Saturday, June 11, 2011

Say again?


Back when wireless internet networks were complicated, expensive and rare, they were usually to be found in commercial spaces. Geeks developed a secret code called war chalking to inform other geeks of where they could get free wireless internet. These days, mobile devices that can access wireless internet can also detect wireless networks but back in the day, you’d need some savvy software and a Pringles tube. It’s true, the Pringles tube, an aluminium cylinder, was a sort of cross between a metal detector, a radio triangulation device and a dousing rod. Quite how you mashed it up with your heavy-as-a-housebrick old school laptop I have no idea, but I bet chewing gum was involved.

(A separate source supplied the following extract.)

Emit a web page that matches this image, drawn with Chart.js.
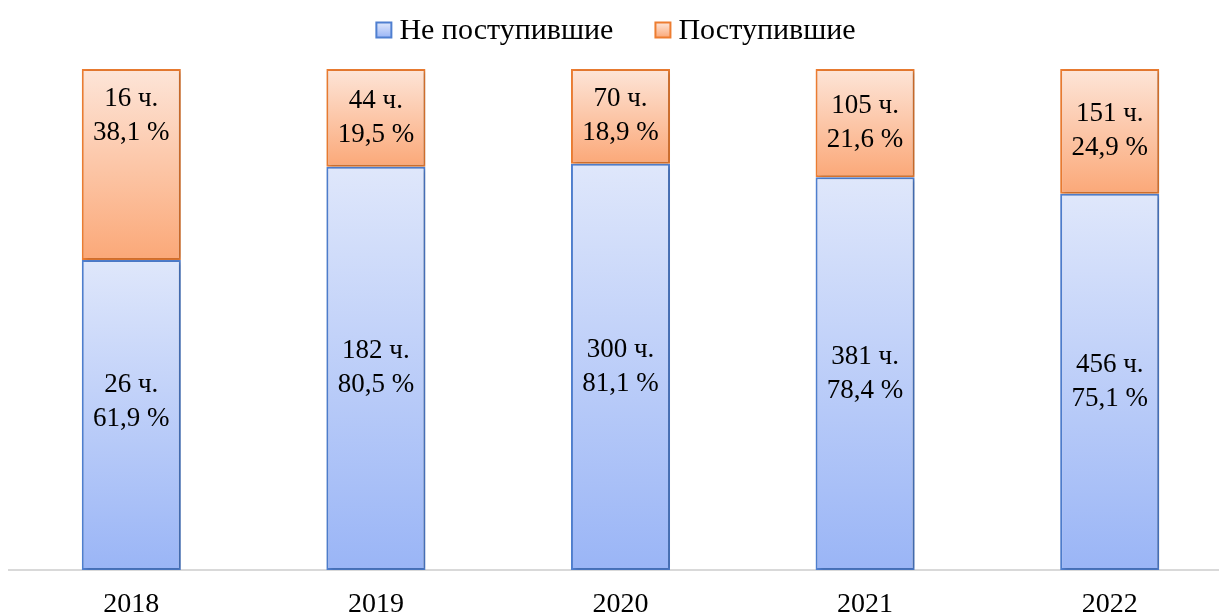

So, geeks would prowl the streets, detect wireless networks with no security passwords and would then chalk on pavements or walls that a network was available. The war chalking was evocative of the secret signs that American vagrants would leave outside the homes of folks during the recession, signs that could be interpreted by others such as ‘food for work available’, ‘angry dog here’ or ‘wireless network will be available here next century’.

There have always been secret signs. The problem with most of them is that they are a one way thing. One by sea, two by land may be all very well, but does it allow for the recipient of the message to send something back along the lines of ‘I am standing on the beach frantically waving my towel because my cover has been blown and I want to come home right now!’? Possibly not.

Railways, of course, have plenty of signals. Famously, when they go wrong or don’t work at all, this can lead to problems. Just this week some criminals decided to steal a load of copper wire. The problem was that it was live and providing power and information to loads of trains that were supposed to be leaving Waterloo. The result was a lot of inconvenienced commuters. But signalling equipment is notoriously delicate. For instance, it freezes when, er, the temperature drops below freezing. Obviously the design geniuses who keep a national network of thousands of trains running simultaneously are too clever to consider slathering the signals in gose grease between November and April to ward off frosted signalling.

More informal signals have been spotted on the platform of the station I commute from this week. The mysterious message sent via strategically folded chocolate bar has been added to. A lone wrapper has appeared adjacent to, but quite separate from, the original wrapper totem. This, I think, is some sort of coded conversation. What does this new reply mean? Could it be an invitation, a warning or simply somebody thinking that this is how we dispose of wrappers now?

Whatever it means, the effect is that in addition to having to run in a manner so undignified it makes a squid being fired out of a cannon into a brick wall look like an exercise in coordination just to catch my train, I now have to build in time to se if any new ‘message’ has been posted.